Commissioner David Anthony said not too long ago, he could look at Bear Cove without seeing a single light on the side of the mountain. Not so now.
“I think this is something we need to look at,” Anthony said.
Chairman Jones said that they should take their time and do it correctly, however.
Monteith brought up Gunter’s idea of a moratorium on steep slope development in the meantime to stop a flood of construction permits before guidelines take effect.
Chairman Jones questioned whether that was legal.
“We don’t want to cripple the whole county,” Jones said.
“But we want to have a county left when we’re done,” Gunter countered.
In an interview several days after the meeting, County Manager Kevin King said the commissioners have opted not to do a moratorium, citing it as too extreme.
“It is a consensus of the individual board members that they do not want to do that,” King said. It is unclear whether King asked all the commissioners their opinion on a moratorium, or only some of them.

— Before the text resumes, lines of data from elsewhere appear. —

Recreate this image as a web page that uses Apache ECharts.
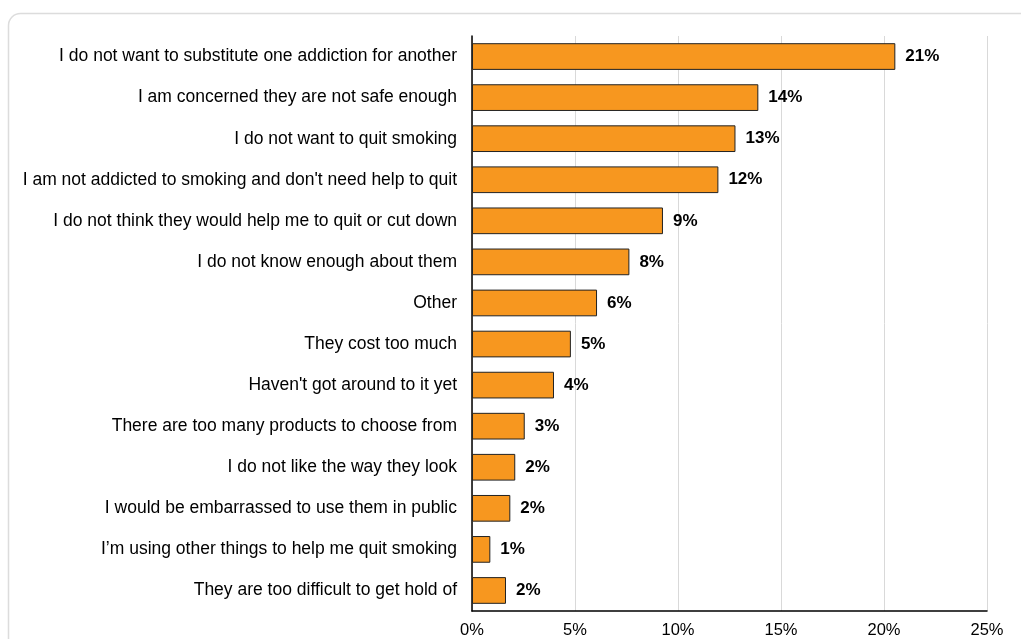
<!DOCTYPE html>
<html>
<head>
<meta charset="utf-8">
<script src="https://cdn.jsdelivr.net/npm/echarts@6/dist/echarts.min.js"></script>
<style>
html,body{margin:0;padding:0;background:#fff;}
#chart{width:1021px;height:639px;}
</style>
</head>
<body>
<div id="chart"></div>
<script>
const categories = [
  "I do not want to substitute one addiction for another",
  "I am concerned they are not safe enough",
  "I do not want to quit smoking",
  "I am not addicted to smoking and don't need help to quit",
  "I do not think they would help me to quit or cut down",
  "I do not know enough about them",
  "Other",
  "They cost too much",
  "Haven't got around to it yet",
  "There are too many products to choose from",
  "I do not like the way they look",
  "I would be embarrassed to use them in public",
  "I’m using other things to help me quit smoking",
  "They are too difficult to get hold of"
];
const values = [20.55, 13.9, 12.79, 11.96, 9.27, 7.64, 6.07, 4.8, 3.98, 2.56, 2.1, 1.86, 0.89, 1.65];
const xTicks = [0, 5, 10, 15, 20, 25];

const chart = echarts.init(document.getElementById('chart'), null, {renderer: 'canvas'});
const font = "'Liberation Sans', Arial, sans-serif";
chart.setOption({
  animation: false,
  graphic: [{
    type: 'rect',
    shape: {x: 8.5, y: 13.5, width: 1030, height: 640, r: 12},
    style: {fill: 'none', stroke: '#dcdcdc', lineWidth: 1.5},
    z: -10
  }],
  grid: {left: 472, right: 34, top: 36, bottom: 27, containLabel: false},
  xAxis: {
    type: 'value',
    min: xTicks[0],
    max: xTicks[xTicks.length - 1],
    interval: 5,
    axisLine: {show: true, lineStyle: {color: '#000', width: 1.5}},
    axisTick: {show: false},
    splitLine: {show: true, lineStyle: {color: '#d9d9d9', width: 1}},
    axisLabel: {formatter: v => v + '%', color: '#000', fontSize: 16.5, fontFamily: font, margin: 11}
  },
  yAxis: {
    type: 'category',
    data: categories,
    inverse: true,
    axisLine: {show: true, lineStyle: {color: '#000', width: 1.5}},
    axisTick: {show: false},
    axisLabel: {color: '#000', fontSize: 17.5, fontFamily: font, margin: 15}
  },
  series: [{
    type: 'bar',
    data: values,
    barWidth: '65%',
    itemStyle: {color: '#F7971F', borderColor: '#222', borderWidth: 1},
    label: {
      show: true,
      position: 'right',
      distance: 10,
      formatter: p => Math.round(p.value) + '%',
      color: '#000',
      fontWeight: 'bold',
      fontSize: 17,
      fontFamily: font
    }
  }]
});
</script>
</body>
</html>
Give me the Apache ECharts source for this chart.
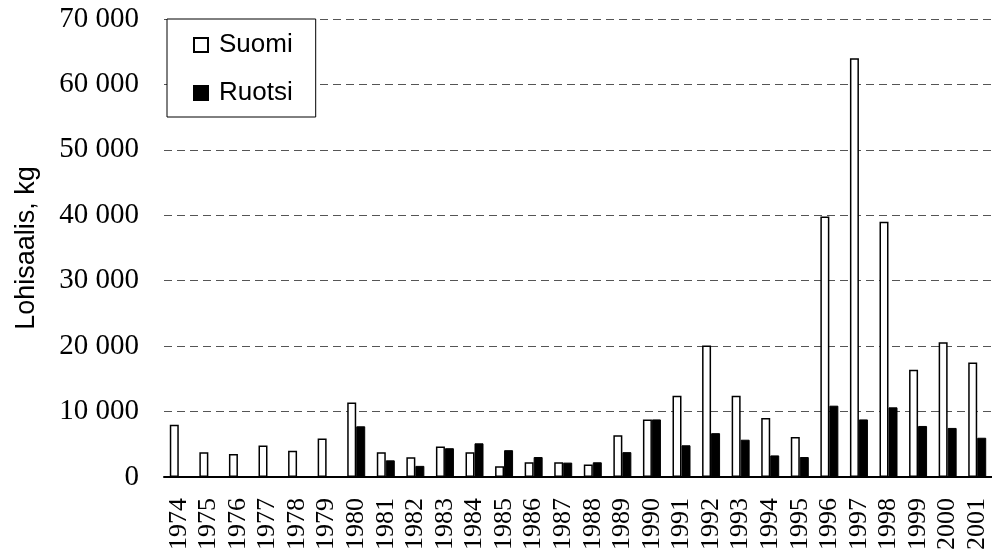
<!DOCTYPE html>
<html>
<head>
<meta charset="utf-8">
<script src="https://cdn.jsdelivr.net/npm/echarts@6/dist/echarts.min.js"></script>
<style>
html,body{margin:0;padding:0;background:#fff;}
#main{width:992px;height:551px;}
</style>
</head>
<body>
<div id="main"></div>
<script>
var years = ['1974','1975','1976','1977','1978','1979','1980','1981','1982','1983','1984','1985','1986','1987',
             '1988','1989','1990','1991','1992','1993','1994','1995','1996','1997','1998','1999','2000','2001'];
var suomi = [8000, 3800, 3500, 4800, 4000, 5900, 11400, 3800, 3000, 4650, 3800, 1650, 2250, 2250,
             1900, 6400, 8800, 12400, 20100, 12400, 9000, 6100, 39800, 64000, 39000, 16400, 20600, 17500];
var ruotsi = [null, null, null, null, null, null, 7750, 2550, 1700, 4400, 5150, 4100, 3050, 2200,
              2250, 3800, 8800, 4850, 6700, 5700, 3300, 3050, 10900, 8800, 10650, 7800, 7500, 6000];

var myChart = echarts.init(document.getElementById('main'));

var option = {
    animation: false,
    grid: {left: 164, right: 0, top: 19, bottom: 74, containLabel: false, outerBoundsMode: 'none'},
    legend: {
        orient: 'vertical',
        left: 167,
        top: 19,
        padding: [11, 23, 9, 26],
        itemGap: 18,
        itemWidth: 14,
        itemHeight: 14,
        icon: 'rect',
        backgroundColor: '#fff',
        borderColor: '#000',
        borderWidth: 1,
        textStyle: {fontFamily: 'Liberation Sans', fontSize: 26, color: '#000', lineHeight: 30, padding: [0, 0, 0, 6]},
        data: ['Suomi', 'Ruotsi']
    },
    xAxis: {
        type: 'category',
        data: years,
        axisLine: {lineStyle: {color: '#000', width: 2}},
        axisTick: {show: false},
        axisLabel: {rotate: 90, margin: 21, interval: 0, fontFamily: 'Liberation Serif', fontSize: 26, color: '#000'}
    },
    yAxis: {
        type: 'value',
        min: 0,
        max: 70000,
        interval: 10000,
        name: 'Lohisaalis, kg',
        nameLocation: 'middle',
        nameGap: 124,
        nameTextStyle: {fontFamily: 'Liberation Sans', fontSize: 27, color: '#000'},
        axisLine: {show: false},
        axisTick: {show: false},
        axisLabel: {
            margin: 25,
            fontFamily: 'Liberation Serif', fontSize: 29, color: '#000',
            formatter: function (v) { return String(v).replace(/\B(?=(\d{3})+(?!\d))/g, ' '); }
        },
        splitLine: {lineStyle: {color: '#555', width: 1, type: [8, 5]}}
    },
    series: [
        {
            name: 'Suomi',
            type: 'bar',
            data: suomi,
            barWidth: 9,
            barGap: '0%',
            itemStyle: {color: '#fff', borderColor: '#000', borderWidth: 1.5}
        },
        {
            name: 'Ruotsi',
            type: 'bar',
            data: ruotsi,
            barWidth: 9,
            barGap: '0%',
            itemStyle: {color: '#000', borderColor: '#000', borderWidth: 1}
        }
    ]
};

myChart.setOption(option);
</script>
</body>
</html>
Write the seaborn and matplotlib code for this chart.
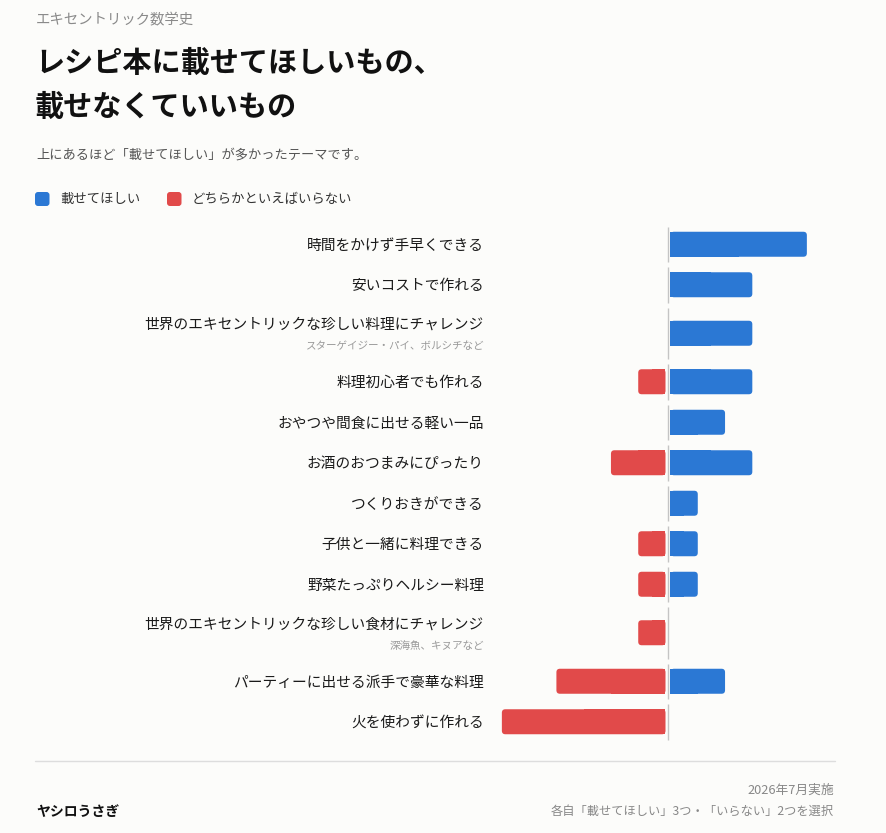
import numpy as np
import pandas as pd
import matplotlib.pyplot as plt
from matplotlib.patches import FancyBboxPatch, Rectangle
from matplotlib.lines import Line2D
from matplotlib.transforms import blended_transform_factory
import seaborn as sns

# データ(上から順に)
themes = [
    '時間をかけず手早くできる',
    '安いコストで作れる',
    '世界のエキセントリックな珍しい料理にチャレンジ',
    '料理初心者でも作れる',
    'おやつや間食に出せる軽い一品',
    'お酒のおつまみにぴったり',
    'つくりおきができる',
    '子供と一緒に料理できる',
    '野菜たっぷりヘルシー料理',
    '世界のエキセントリックな珍しい食材にチャレンジ',
    'パーティーに出せる派手で豪華な料理',
    '火を使わずに作れる',
]
notes = ['', '', 'スターゲイジー・パイ、ボルシチなど', '', '', '', '', '', '',
         '深海魚、キヌアなど', '', '']
want = [5, 3, 3, 3, 2, 3, 1, 1, 1, 0, 2, 0]
skip = [0, 0, 0, 1, 0, 2, 0, 1, 1, 1, 4, 6]
kinds = ['載せてほしい', 'どちらかといえばいらない']

W, H = 887, 833
bg = '#fcfcfa'
blue = '#2b78d4'
red = '#e14a4a'

sns.set_theme(style='white')
plt.rcParams['font.family'] = ['Noto Sans CJK JP', 'DejaVu Sans']

# 補足つきの行は少し高くする(ピクセル単位)
heights = np.array([56.5 if n else 40.5 for n in notes])
tops = 224 + np.concatenate([[0], np.cumsum(heights)[:-1]])
centers = tops + heights / 2

df = pd.DataFrame({
    'y': np.concatenate([centers, centers]),
    'value': np.concatenate([want, -np.array(skip)]),
    'kind': [kinds[0]] * len(want) + [kinds[1]] * len(skip),
})

fig = plt.figure(figsize=(W / 100, H / 100), dpi=100, facecolor=bg)
ax = fig.add_axes([494 / W, (H - 742) / H, 348 / W, 518 / H])
ax.set_facecolor(bg)

sns.barplot(data=df, x='value', y='y', hue='kind', orient='y', native_scale=True,
            dodge=False, palette={kinds[0]: blue, kinds[1]: red}, saturation=1,
            width=25 / 40.5, errorbar=None, legend=False, ax=ax)

ax.set_xlim(-6.38, 6.38)
ax.set_ylim(742, 224)
ax.axis('off')

# 棒を角丸にして中央線から少し離す
px_per_unit = 348 / 12.76
g = 2.5 / px_per_unit
r = 3.5 / px_per_unit
for p in list(ax.patches):
    x, y, w, h = p.get_x(), p.get_y(), p.get_width(), p.get_height()
    col = p.get_facecolor()
    p.remove()
    if w == 0:
        continue
    if w > 0:
        x0, x1 = x + g, x + w + g
        sq = Rectangle((x0, y), (x1 - x0) / 2, h, fc=col, lw=0)
    else:
        x0, x1 = x + w - g, x - g
        sq = Rectangle(((x0 + x1) / 2, y), (x1 - x0) / 2, h, fc=col, lw=0)
    ax.add_patch(FancyBboxPatch((x0, y), x1 - x0, h,
                                boxstyle=f'round,pad=0,rounding_size={r}',
                                mutation_aspect=px_per_unit, fc=col, lw=0))
    ax.add_patch(sq)

# 行ごとの中央線
for t, hh in zip(tops, heights):
    ax.vlines(0, t + 2.5, t + hh - 2.5, color='#c4c4c4', lw=1)

# 項目ラベル
trans = blended_transform_factory(fig.transFigure, ax.transData)
for c, th, n in zip(centers, themes, notes):
    if n:
        ax.text(484 / W, c - 8.5, th, ha='right', va='center', fontsize=10.6,
                color='#1a1a1a', transform=trans)
        ax.text(484 / W, c + 13, n, ha='right', va='center', fontsize=7.6,
                color='#9a9a9a', transform=trans)
    else:
        ax.text(484 / W, c + 1.5, th, ha='right', va='center', fontsize=10.6,
                color='#1a1a1a', transform=trans)


def fy(y):
    return 1 - y / H


fig.text(36 / W, fy(20), 'エキセントリック数学史', fontsize=10.4, color='#8a8a8a', va='center')
fig.text(35 / W, fy(63), 'レシピ本に載せてほしいもの、', fontsize=21, weight='bold',
         color='#111111', va='center')
fig.text(35 / W, fy(107), '載せなくていいもの', fontsize=21, weight='bold',
         color='#111111', va='center')
fig.text(36 / W, fy(155), '上にあるほど「載せてほしい」が多かったテーマです。', fontsize=9.5,
         color='#555555', va='center')

# 凡例
for lx, tx, col, lab in [(35, 60, blue, kinds[0]), (167, 192, red, kinds[1])]:
    fig.add_artist(FancyBboxPatch((lx / 100, (H - 206) / 100), 0.145, 0.14,
                                  boxstyle='round,pad=0,rounding_size=0.03',
                                  transform=fig.dpi_scale_trans, fc=col, lw=0))
    fig.text(tx / W, fy(199), lab, fontsize=9.6, color='#333333', va='center')

# フッター
fig.add_artist(Line2D([35 / W, 835 / W], [fy(760.5)] * 2, color='#dddddd', lw=1))
fig.text(36 / W, fy(812), 'ヤシロうさぎ', fontsize=10, weight='bold', color='#111111', va='center')
fig.text(834 / W, fy(790), '2026年7月実施', fontsize=9.2, color='#888888', va='center', ha='right')
fig.text(834 / W, fy(811), '各自「載せてほしい」3つ・「いらない」2つを選択', fontsize=8.8,
         color='#888888', va='center', ha='right')

fig.savefig('out.png', dpi=100, facecolor=bg)
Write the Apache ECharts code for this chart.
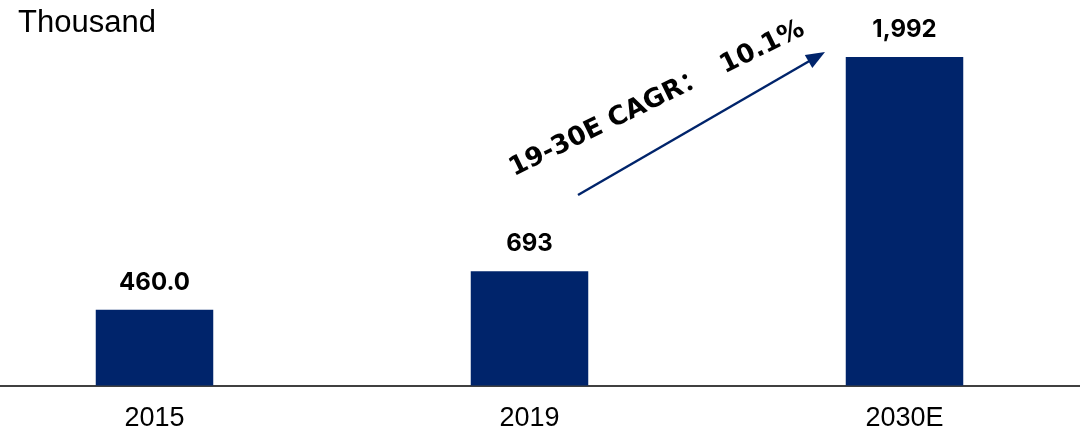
<!DOCTYPE html>
<html>
<head>
<meta charset="utf-8">
<script src="https://cdn.jsdelivr.net/npm/echarts@6/dist/echarts.min.js"></script>
<style>
  html, body { margin: 0; padding: 0; background: #ffffff; }
  #chart { width: 1080px; height: 432px; }
</style>
</head>
<body>
<div id="chart"></div>
<script>
// Installed base by year (thousand units)
const categories = ['2015', '2019', '2030E'];
const values = [460, 693, 1992];
const valueLabels = ['460.0', '693', '1,992'];
const unitLabel = 'Thousand';
const cagrText = '19-30E CAGR：  10.1%';

const NAVY = '#00246B';

const chart = echarts.init(document.getElementById('chart'), null, { renderer: 'canvas' });

// arrow geometry for the growth annotation
const arrowStart = [578, 195];
const arrowTip = [825, 52];
const dx = arrowTip[0] - arrowStart[0];
const dy = arrowTip[1] - arrowStart[1];
const len = Math.sqrt(dx * dx + dy * dy);
const ux = dx / len, uy = dy / len;
const headLen = 19, headHalf = 7.5;
const baseX = arrowTip[0] - ux * headLen, baseY = arrowTip[1] - uy * headLen;
const headPoints = [
  arrowTip,
  [baseX - uy * headHalf, baseY + ux * headHalf],
  [baseX + uy * headHalf, baseY - ux * headHalf]
];

chart.setOption({
  animation: false,
  grid: {
    left: -33,
    width: 1125,
    top: 55.7,
    bottom: 46.5,
    containLabel: false,
    outerBoundsMode: 'none'
  },
  xAxis: {
    type: 'category',
    data: categories,
    axisLine: { show: true, lineStyle: { color: '#000000', width: 1.5 } },
    axisTick: { show: false },
    axisLabel: {
      color: '#000000',
      fontFamily: 'Liberation Sans, Arial, sans-serif',
      fontSize: 27,
      margin: 20
    }
  },
  yAxis: {
    type: 'value',
    min: 0,
    max: 2000,
    show: false,
    splitLine: { show: false }
  },
  series: [{
    type: 'bar',
    data: values,
    barWidth: 117.5,
    itemStyle: { color: NAVY },
    label: {
      show: true,
      position: 'top',
      distance: 15,
      color: '#000000',
      fontFamily: 'Inter, sans-serif',
      fontWeight: 'bold',
      fontSize: 24,
      formatter: (p) => valueLabels[p.dataIndex]
    }
  }],
  graphic: [
    {
      type: 'text',
      left: 18,
      top: 8,
      style: {
        text: unitLabel,
        fill: '#000000',
        font: '31px "Liberation Sans", Arial, sans-serif'
      }
    },
    {
      type: 'line',
      shape: { x1: arrowStart[0], y1: arrowStart[1], x2: baseX + ux * 2, y2: baseY + uy * 2 },
      style: { stroke: NAVY, lineWidth: 2.5 }
    },
    {
      type: 'polygon',
      shape: { points: headPoints },
      style: { fill: NAVY }
    },
    {
      type: 'text',
      x: 657,
      y: 99,
      rotation: 26 * Math.PI / 180,
      style: {
        text: cagrText,
        fill: '#000000',
        font: 'bold 26px "DejaVu Sans", "Noto Sans CJK SC", sans-serif',
        align: 'center',
        verticalAlign: 'middle'
      }
    }
  ]
});
</script>
</body>
</html>
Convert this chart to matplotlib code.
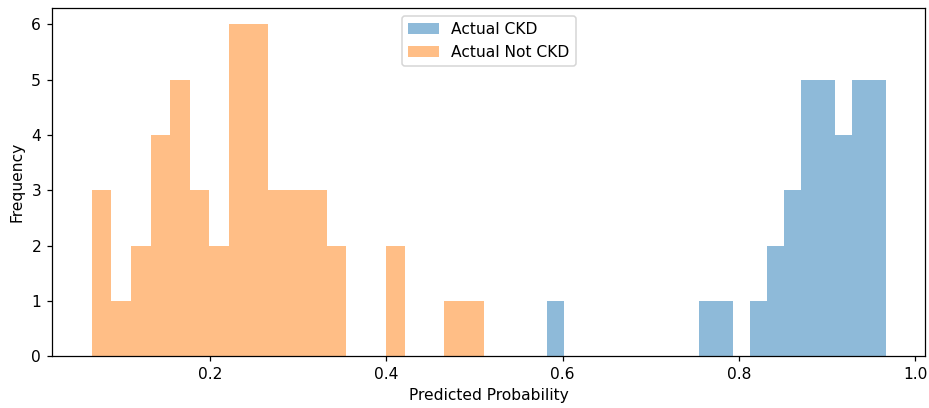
import numpy as np
import matplotlib
matplotlib.use('Agg')
import matplotlib.pyplot as plt

# predicted probability histograms, 20 bins each
ckd_range = (0.5825, 0.9664)
ckd_counts = [1, 0, 0, 0, 0, 0, 0, 0, 0, 1, 1, 0, 1, 2, 3, 5, 5, 4, 5, 5]

not_ckd_range = (0.066, 0.5105)
not_ckd_counts = [3, 1, 2, 4, 5, 3, 2, 6, 6, 3, 3, 3, 2, 0, 0, 2, 0, 0, 1, 1]


def hist_from_counts(ax, counts, value_range, label):
    edges = np.linspace(value_range[0], value_range[1], len(counts) + 1)
    centers = (edges[:-1] + edges[1:]) / 2
    ax.hist(centers, bins=edges, weights=counts, alpha=0.5, label=label)


dpi = 112
fig, ax = plt.subplots(figsize=(929 / dpi, 408 / dpi), dpi=dpi)
hist_from_counts(ax, ckd_counts, ckd_range, 'Actual CKD')
hist_from_counts(ax, not_ckd_counts, not_ckd_range, 'Actual Not CKD')
ax.set_xlabel('Predicted Probability')
ax.set_ylabel('Frequency')
ax.legend(loc='upper center')
plt.subplots_adjust(left=0.056, right=0.996, top=0.981, bottom=0.127)
plt.savefig('out.png', dpi=dpi)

Another round of discussion was prompted over access for emergency vehicles. Developers are building roads that are too narrow and steep for fire trucks and ambulances to get up, commissioners said. Earl Jones of Alarka said it was the county’s responsibility to look out for the safety of citizens and ensure rescue vehicles can get to homes. He said volunteer rescue workers cannot be expected to risk their own safety trying to get vehicles up some of these mountain roads.
An audience member, Ken Jones, compared Bryson City to a town he once lived in Florida.
“It used to be a sleepy little town, but people discovered it just like they are discovering Swain County,” Ken Jones said. “By the year 2000 it was an entire disaster. It was complete uncontrolled growth. I would hate to see that happen here.”